- [TASK GOAL]
Pick out the lines below with "this" and list them.

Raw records
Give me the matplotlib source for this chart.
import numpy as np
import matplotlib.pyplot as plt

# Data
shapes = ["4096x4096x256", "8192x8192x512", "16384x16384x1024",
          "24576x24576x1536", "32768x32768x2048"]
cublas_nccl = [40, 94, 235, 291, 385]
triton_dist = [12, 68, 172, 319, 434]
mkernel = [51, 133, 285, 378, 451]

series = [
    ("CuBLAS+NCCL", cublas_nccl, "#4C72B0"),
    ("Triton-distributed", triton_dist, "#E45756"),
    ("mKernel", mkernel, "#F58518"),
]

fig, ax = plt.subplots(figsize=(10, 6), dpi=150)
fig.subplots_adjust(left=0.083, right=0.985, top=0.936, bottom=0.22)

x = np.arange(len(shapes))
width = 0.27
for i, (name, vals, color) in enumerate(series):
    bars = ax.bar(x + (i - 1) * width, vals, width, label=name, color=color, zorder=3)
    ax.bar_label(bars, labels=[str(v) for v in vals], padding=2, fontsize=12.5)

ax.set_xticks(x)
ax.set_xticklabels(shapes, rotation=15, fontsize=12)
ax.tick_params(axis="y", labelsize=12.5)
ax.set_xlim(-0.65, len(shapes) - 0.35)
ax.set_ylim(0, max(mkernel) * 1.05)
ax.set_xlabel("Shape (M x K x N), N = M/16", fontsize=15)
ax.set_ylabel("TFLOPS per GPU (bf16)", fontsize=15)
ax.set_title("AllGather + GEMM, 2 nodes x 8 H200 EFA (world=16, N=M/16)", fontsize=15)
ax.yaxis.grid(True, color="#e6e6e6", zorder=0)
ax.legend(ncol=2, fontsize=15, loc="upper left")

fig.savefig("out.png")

--

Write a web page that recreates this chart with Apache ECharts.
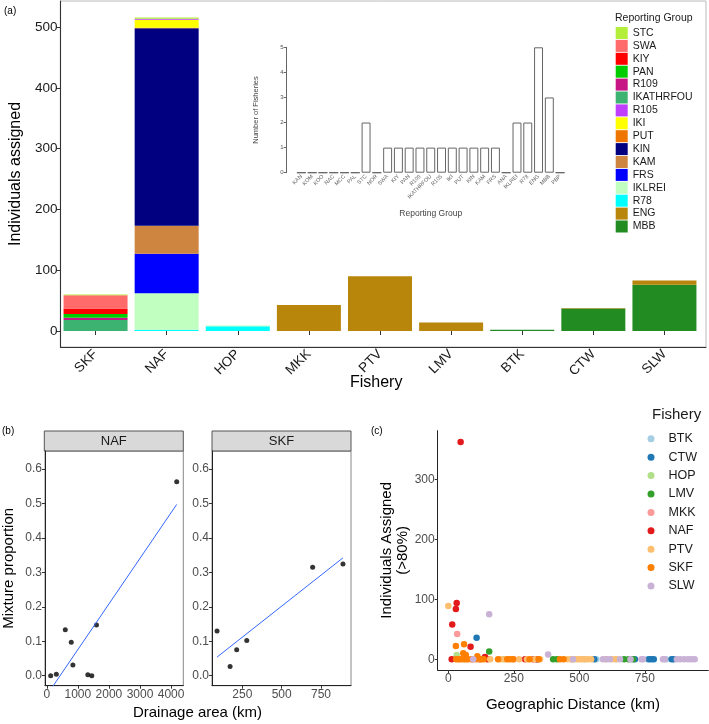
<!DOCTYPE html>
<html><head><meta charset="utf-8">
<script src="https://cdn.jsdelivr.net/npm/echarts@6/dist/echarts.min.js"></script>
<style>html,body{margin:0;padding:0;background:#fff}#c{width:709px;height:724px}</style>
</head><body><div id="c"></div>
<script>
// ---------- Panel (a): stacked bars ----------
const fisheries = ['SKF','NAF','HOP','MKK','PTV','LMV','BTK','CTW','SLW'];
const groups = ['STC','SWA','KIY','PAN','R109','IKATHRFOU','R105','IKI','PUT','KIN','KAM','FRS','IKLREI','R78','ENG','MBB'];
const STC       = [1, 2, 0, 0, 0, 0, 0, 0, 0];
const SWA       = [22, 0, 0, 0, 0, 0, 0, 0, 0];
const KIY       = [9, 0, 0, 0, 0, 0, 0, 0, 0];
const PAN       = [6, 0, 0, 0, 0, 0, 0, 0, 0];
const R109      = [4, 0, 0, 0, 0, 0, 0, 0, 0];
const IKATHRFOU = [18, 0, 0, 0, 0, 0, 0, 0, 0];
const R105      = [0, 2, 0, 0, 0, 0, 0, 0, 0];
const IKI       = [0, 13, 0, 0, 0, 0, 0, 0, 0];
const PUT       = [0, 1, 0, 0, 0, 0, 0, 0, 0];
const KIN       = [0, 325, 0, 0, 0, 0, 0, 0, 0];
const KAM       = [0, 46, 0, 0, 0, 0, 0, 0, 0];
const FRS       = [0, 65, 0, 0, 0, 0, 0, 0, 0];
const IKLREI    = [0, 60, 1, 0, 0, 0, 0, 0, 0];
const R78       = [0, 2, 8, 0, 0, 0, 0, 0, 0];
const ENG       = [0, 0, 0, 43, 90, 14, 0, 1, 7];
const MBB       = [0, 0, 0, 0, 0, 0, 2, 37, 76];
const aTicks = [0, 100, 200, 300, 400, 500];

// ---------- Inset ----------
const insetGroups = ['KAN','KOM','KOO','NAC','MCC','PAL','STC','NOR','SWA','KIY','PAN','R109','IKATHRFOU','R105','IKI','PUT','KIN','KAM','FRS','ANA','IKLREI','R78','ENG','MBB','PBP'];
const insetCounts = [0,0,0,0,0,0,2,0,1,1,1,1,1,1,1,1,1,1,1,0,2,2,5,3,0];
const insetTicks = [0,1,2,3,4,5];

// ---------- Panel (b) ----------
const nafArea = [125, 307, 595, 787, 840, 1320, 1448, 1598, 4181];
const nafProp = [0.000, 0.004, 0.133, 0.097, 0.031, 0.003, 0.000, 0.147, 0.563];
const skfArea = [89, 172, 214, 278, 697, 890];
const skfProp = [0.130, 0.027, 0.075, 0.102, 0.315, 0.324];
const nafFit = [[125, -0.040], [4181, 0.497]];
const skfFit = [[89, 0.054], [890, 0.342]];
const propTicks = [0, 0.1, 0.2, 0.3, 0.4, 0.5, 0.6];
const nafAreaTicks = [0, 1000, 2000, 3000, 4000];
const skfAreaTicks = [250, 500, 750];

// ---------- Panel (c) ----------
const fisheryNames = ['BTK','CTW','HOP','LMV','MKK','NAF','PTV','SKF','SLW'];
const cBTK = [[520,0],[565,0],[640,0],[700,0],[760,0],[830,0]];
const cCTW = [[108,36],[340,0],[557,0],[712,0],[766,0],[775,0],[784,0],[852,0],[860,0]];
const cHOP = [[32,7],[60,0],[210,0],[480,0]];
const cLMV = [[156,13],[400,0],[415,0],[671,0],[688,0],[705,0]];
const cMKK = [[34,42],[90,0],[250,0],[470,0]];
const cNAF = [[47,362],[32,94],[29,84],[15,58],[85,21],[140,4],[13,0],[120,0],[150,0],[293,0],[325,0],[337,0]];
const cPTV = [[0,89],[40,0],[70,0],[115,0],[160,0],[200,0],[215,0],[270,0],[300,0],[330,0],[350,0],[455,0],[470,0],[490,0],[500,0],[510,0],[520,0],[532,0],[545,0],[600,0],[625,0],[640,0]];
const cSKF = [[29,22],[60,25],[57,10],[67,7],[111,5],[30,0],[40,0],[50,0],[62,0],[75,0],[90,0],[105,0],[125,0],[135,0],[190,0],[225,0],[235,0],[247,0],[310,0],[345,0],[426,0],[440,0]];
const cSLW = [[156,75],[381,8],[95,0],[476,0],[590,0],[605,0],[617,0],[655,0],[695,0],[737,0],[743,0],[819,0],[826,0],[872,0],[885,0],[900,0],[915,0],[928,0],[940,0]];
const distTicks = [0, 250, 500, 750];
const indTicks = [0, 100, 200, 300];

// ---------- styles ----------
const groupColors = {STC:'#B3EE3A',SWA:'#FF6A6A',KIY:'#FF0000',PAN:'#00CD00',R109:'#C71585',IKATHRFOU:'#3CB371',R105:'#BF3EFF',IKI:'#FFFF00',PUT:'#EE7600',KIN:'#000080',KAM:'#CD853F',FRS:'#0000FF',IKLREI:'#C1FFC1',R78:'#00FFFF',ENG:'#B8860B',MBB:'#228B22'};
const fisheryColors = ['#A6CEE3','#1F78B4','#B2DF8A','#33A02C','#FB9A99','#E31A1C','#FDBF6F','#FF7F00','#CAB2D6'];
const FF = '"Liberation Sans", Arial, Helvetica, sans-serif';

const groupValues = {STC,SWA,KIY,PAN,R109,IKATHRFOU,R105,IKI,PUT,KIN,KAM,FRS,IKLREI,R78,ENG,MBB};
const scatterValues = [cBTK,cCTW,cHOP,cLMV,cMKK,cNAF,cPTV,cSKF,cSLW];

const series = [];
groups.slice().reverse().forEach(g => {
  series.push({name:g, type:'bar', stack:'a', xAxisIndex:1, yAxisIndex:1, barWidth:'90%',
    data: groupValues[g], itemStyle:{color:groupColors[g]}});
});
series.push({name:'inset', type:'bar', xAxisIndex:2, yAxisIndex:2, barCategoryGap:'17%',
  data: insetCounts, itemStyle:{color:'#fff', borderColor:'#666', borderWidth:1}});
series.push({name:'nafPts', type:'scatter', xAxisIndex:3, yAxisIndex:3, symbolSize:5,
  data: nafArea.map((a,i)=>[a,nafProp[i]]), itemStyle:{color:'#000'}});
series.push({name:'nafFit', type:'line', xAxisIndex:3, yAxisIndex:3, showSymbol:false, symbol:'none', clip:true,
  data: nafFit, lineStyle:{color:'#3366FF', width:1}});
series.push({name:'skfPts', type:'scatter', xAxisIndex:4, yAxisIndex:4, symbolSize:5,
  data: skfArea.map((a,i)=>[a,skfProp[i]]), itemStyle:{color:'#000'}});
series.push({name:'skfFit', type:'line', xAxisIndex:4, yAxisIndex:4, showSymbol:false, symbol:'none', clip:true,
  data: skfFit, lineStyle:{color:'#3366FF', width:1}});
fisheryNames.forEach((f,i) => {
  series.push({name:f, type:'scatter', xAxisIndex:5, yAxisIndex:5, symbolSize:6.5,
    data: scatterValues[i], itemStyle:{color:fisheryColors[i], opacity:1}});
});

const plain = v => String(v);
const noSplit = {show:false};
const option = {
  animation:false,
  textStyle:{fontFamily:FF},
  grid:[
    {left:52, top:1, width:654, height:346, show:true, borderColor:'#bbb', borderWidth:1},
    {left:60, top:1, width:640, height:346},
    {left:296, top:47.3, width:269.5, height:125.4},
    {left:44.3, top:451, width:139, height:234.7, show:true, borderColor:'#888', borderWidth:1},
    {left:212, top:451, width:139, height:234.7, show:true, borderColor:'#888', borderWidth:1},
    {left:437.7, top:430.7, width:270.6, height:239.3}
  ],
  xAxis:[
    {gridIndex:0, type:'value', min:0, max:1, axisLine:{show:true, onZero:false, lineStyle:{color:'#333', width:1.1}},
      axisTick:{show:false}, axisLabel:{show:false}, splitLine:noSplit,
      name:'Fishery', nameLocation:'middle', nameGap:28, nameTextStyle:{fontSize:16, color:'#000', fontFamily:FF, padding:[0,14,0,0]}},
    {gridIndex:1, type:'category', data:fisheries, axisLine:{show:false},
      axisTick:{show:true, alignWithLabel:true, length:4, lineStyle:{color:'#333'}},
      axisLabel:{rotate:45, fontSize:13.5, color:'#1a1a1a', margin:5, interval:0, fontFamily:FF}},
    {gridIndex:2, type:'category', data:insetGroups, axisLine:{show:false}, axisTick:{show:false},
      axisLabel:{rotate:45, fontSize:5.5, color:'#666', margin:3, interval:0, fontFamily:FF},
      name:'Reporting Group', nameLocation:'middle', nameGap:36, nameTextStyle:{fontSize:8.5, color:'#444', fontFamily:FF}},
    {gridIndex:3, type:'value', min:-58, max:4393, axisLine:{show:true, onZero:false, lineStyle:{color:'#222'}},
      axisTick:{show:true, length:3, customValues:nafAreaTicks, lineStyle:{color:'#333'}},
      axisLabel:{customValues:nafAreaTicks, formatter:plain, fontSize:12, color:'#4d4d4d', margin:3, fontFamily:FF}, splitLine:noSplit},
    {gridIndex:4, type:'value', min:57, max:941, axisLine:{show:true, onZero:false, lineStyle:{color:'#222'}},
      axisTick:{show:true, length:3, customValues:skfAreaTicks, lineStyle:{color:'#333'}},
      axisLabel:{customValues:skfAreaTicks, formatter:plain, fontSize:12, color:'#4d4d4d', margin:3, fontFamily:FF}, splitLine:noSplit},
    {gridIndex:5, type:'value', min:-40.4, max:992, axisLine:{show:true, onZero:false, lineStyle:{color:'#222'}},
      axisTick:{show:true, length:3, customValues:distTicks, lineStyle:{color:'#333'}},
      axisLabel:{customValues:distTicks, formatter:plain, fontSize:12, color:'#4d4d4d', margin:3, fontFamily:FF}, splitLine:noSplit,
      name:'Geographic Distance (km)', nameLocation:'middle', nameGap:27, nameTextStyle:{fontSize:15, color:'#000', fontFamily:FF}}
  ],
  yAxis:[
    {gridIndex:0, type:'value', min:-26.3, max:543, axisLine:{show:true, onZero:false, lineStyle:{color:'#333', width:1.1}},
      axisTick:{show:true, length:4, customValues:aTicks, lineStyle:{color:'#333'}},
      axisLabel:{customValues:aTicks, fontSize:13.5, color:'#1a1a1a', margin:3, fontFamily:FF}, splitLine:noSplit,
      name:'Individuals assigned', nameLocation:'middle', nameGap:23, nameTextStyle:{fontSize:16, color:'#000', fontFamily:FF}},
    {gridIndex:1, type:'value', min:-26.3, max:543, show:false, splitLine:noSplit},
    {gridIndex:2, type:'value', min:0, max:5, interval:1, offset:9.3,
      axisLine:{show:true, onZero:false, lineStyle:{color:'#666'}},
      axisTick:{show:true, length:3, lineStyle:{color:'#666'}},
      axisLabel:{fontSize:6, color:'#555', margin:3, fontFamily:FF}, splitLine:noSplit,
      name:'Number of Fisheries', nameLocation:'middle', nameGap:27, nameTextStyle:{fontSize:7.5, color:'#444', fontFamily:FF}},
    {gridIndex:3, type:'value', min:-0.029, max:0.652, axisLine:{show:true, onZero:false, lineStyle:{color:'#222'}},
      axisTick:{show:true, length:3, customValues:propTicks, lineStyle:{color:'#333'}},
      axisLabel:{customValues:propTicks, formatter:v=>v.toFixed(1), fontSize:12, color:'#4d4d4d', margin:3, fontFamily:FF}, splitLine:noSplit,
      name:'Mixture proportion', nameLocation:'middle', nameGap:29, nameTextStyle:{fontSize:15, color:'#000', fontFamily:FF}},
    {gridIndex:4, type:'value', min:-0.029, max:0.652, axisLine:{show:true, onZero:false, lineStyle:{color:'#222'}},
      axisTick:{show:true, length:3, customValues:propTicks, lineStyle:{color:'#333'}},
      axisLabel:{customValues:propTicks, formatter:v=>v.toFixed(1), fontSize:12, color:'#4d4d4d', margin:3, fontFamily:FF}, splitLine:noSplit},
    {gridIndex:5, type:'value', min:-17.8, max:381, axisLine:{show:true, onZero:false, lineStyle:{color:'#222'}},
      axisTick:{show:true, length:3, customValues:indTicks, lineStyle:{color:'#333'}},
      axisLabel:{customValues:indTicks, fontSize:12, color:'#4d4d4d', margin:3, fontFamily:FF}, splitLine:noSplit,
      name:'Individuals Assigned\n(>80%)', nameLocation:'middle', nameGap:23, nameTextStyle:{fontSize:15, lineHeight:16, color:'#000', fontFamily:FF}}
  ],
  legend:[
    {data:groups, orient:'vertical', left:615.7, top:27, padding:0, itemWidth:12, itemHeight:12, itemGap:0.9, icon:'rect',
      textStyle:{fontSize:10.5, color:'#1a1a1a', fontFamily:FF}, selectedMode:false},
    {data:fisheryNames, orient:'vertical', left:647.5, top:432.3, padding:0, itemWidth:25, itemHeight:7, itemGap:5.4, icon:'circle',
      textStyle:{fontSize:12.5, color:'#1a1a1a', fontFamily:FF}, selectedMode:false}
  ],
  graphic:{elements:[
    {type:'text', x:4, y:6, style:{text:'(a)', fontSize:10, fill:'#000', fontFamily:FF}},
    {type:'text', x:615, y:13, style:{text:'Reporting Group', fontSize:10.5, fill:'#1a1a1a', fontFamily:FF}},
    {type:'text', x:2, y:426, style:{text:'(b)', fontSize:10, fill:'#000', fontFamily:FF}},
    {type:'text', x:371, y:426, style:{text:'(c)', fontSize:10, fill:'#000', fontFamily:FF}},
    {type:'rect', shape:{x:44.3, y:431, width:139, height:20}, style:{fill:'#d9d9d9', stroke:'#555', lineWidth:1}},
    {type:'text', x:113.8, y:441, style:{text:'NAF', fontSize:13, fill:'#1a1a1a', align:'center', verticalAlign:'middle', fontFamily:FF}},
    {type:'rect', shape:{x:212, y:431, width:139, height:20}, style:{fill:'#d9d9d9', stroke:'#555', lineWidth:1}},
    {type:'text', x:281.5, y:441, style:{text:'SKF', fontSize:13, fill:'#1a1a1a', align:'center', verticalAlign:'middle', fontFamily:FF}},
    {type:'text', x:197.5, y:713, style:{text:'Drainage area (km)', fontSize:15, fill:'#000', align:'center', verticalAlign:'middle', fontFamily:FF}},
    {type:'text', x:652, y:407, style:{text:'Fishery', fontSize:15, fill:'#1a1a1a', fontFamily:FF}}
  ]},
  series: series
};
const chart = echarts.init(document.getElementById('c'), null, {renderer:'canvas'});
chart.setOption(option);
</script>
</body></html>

- [FULL OUTPUT]
Give me the matplotlib source for this chart.
Write a web page that recreates this chart with Apache ECharts.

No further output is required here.